- **What is required**
Please list all lines of the material below in which the string "chart" occurs.

- **Information shown**

☆ ☆ ☆ ☆

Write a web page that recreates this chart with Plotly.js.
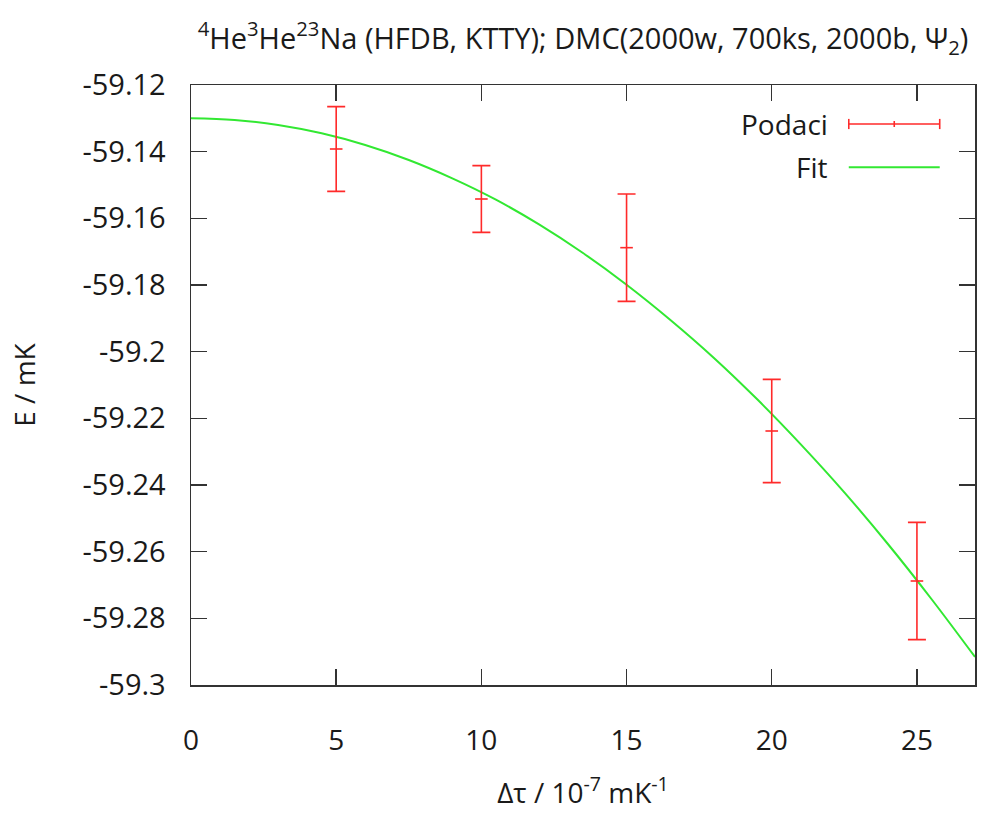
<!DOCTYPE html>
<html>
<head>
<meta charset="utf-8">
<script src="https://cdn.plot.ly/plotly-3.0.1.min.js"></script>
<style>
  html, body { margin: 0; padding: 0; background: #fff; }
  #chart { width: 1006px; height: 818px; }
</style>
</head>
<body>
<div id="chart"></div>
<script>
// ---- data ----
const dtau = [5, 10, 15, 20, 25];
const energy = [-59.1392, -59.1542, -59.1688, -59.2238, -59.2688];
const energyErr = [0.0127, 0.0100, 0.0161, 0.0155, 0.0176];

const fitX = [0, 1.5, 3, 4.5, 6, 7.5, 9, 10.5, 12, 13.5, 15, 16.5, 18, 19.5, 21, 22.5, 24, 25.5, 27];
const fitY = [-59.1300, -59.1305, -59.1320, -59.1345, -59.1380, -59.1425, -59.1480, -59.1544, -59.1619, -59.1704,
              -59.1799, -59.1904, -59.2018, -59.2143, -59.2278, -59.2422, -59.2577, -59.2742, -59.2916];

const xTickVals = [0, 5, 10, 15, 20, 25];
const xTickText = ['0', '5', '10', '15', '20', '25'];
const yTickVals = [-59.3, -59.28, -59.26, -59.24, -59.22, -59.2, -59.18, -59.16, -59.14, -59.12];
const yTickText = ['-59.3', '-59.28', '-59.26', '-59.24', '-59.22', '-59.2', '-59.18', '-59.16', '-59.14', '-59.12'];

const seriesNames = ['Podaci', 'Fit'];

const RED = '#ff2a2a';
const GREEN = 'rgb(50,232,50)';
const FONT = 'Open Sans, sans-serif';
const TXT = '#1a1a1a';
const AX = '#333333';

const traces = [
  {
    x: fitX, y: fitY, type: 'scatter', mode: 'lines', name: seriesNames[1],
    line: { color: GREEN, width: 2, shape: 'spline', smoothing: 1 },
    hoverinfo: 'skip', showlegend: false
  },
  {
    x: dtau, y: energy, type: 'scatter', mode: 'markers', name: seriesNames[0],
    marker: { symbol: 'line-ew', size: 9, color: RED, line: { color: RED, width: 1.6 } },
    error_y: { type: 'data', array: energyErr, visible: true, color: RED, thickness: 1.6, width: 9 },
    showlegend: false
  }
];

// manual gnuplot-style key (text left of the sample)
const keyY1 = 0.935, keyY2 = 0.863;
const keyX0 = 0.839, keyX1 = 0.955, keyXm = 0.897, keyTxt = 0.815;

const shapes = [
  { type: 'line', xref: 'paper', yref: 'paper', x0: keyX0, x1: keyX1, y0: keyY1, y1: keyY1, line: { color: RED, width: 1.6 } },
  { type: 'line', xref: 'paper', yref: 'paper', x0: keyX0, x1: keyX0, y0: keyY1 - 0.0085, y1: keyY1 + 0.0085, line: { color: RED, width: 1.6 } },
  { type: 'line', xref: 'paper', yref: 'paper', x0: keyX1, x1: keyX1, y0: keyY1 - 0.0085, y1: keyY1 + 0.0085, line: { color: RED, width: 1.6 } },
  { type: 'line', xref: 'paper', yref: 'paper', x0: keyXm, x1: keyXm, y0: keyY1 - 0.005, y1: keyY1 + 0.005, line: { color: RED, width: 1.6 } },
  { type: 'line', xref: 'paper', yref: 'paper', x0: keyX0, x1: keyX1, y0: keyY2, y1: keyY2, line: { color: GREEN, width: 2 } }
];

const annotations = [
  { xref: 'paper', yref: 'paper', x: keyTxt, y: keyY1, xanchor: 'right', yanchor: 'middle', showarrow: false,
    text: seriesNames[0], font: { family: FONT, size: 28, color: TXT } },
  { xref: 'paper', yref: 'paper', x: keyTxt, y: keyY2, xanchor: 'right', yanchor: 'middle', showarrow: false,
    text: seriesNames[1], font: { family: FONT, size: 28, color: TXT } }
];

const layout = {
  width: 1006, height: 818,
  paper_bgcolor: '#ffffff', plot_bgcolor: '#ffffff',
  margin: { l: 191, r: 31, t: 85, b: 133, pad: 0 },
  showlegend: false,
  title: {
    text: '<sup>4</sup>He<sup>3</sup>He<sup>23</sup>Na (HFDB, KTTY); DMC(2000w, 700ks, 2000b, Ψ<sub>2</sub>)',
    font: { family: FONT, size: 29, color: TXT },
    x: 0.5, xref: 'paper', xanchor: 'center',
    y: 0.953, yref: 'container', yanchor: 'middle'
  },
  xaxis: {
    range: [0, 27],
    tickmode: 'array', tickvals: xTickVals, ticktext: xTickText,
    ticks: 'inside', ticklen: 16, tickwidth: 1.5, tickcolor: AX,
    showline: true, linecolor: AX, linewidth: 1.5, mirror: 'ticks',
    showgrid: false, zeroline: false,
    tickfont: { family: FONT, size: 28, color: TXT },
    ticklabelstandoff: 30,
    title: { text: 'Δτ / 10<sup>-7</sup> mK<sup>-1</sup>', font: { family: FONT, size: 28, color: TXT }, standoff: 26 },
    automargin: false
  },
  yaxis: {
    range: [-59.3, -59.12],
    tickmode: 'array', tickvals: yTickVals, ticktext: yTickText,
    ticks: 'inside', ticklen: 16, tickwidth: 1.5, tickcolor: AX,
    showline: true, linecolor: AX, linewidth: 1.5, mirror: 'ticks',
    showgrid: false, zeroline: false,
    tickfont: { family: FONT, size: 29, color: TXT },
    ticklabelstandoff: 18,
    title: { text: 'E / mK', font: { family: FONT, size: 28, color: TXT }, standoff: 38 },
    automargin: false
  },
  shapes: shapes,
  annotations: annotations
};

Plotly.newPlot('chart', traces, layout, { displayModeBar: false, staticPlot: true });
</script>
</body>
</html>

☆ ☆ ☆ ☆

- **Worked answer**
Write a web page that recreates this chart with Plotly.js.
  #chart { width: 1006px; height: 818px; }
<div id="chart"></div>
Plotly.newPlot('chart', traces, layout, { displayModeBar: false, staticPlot: true });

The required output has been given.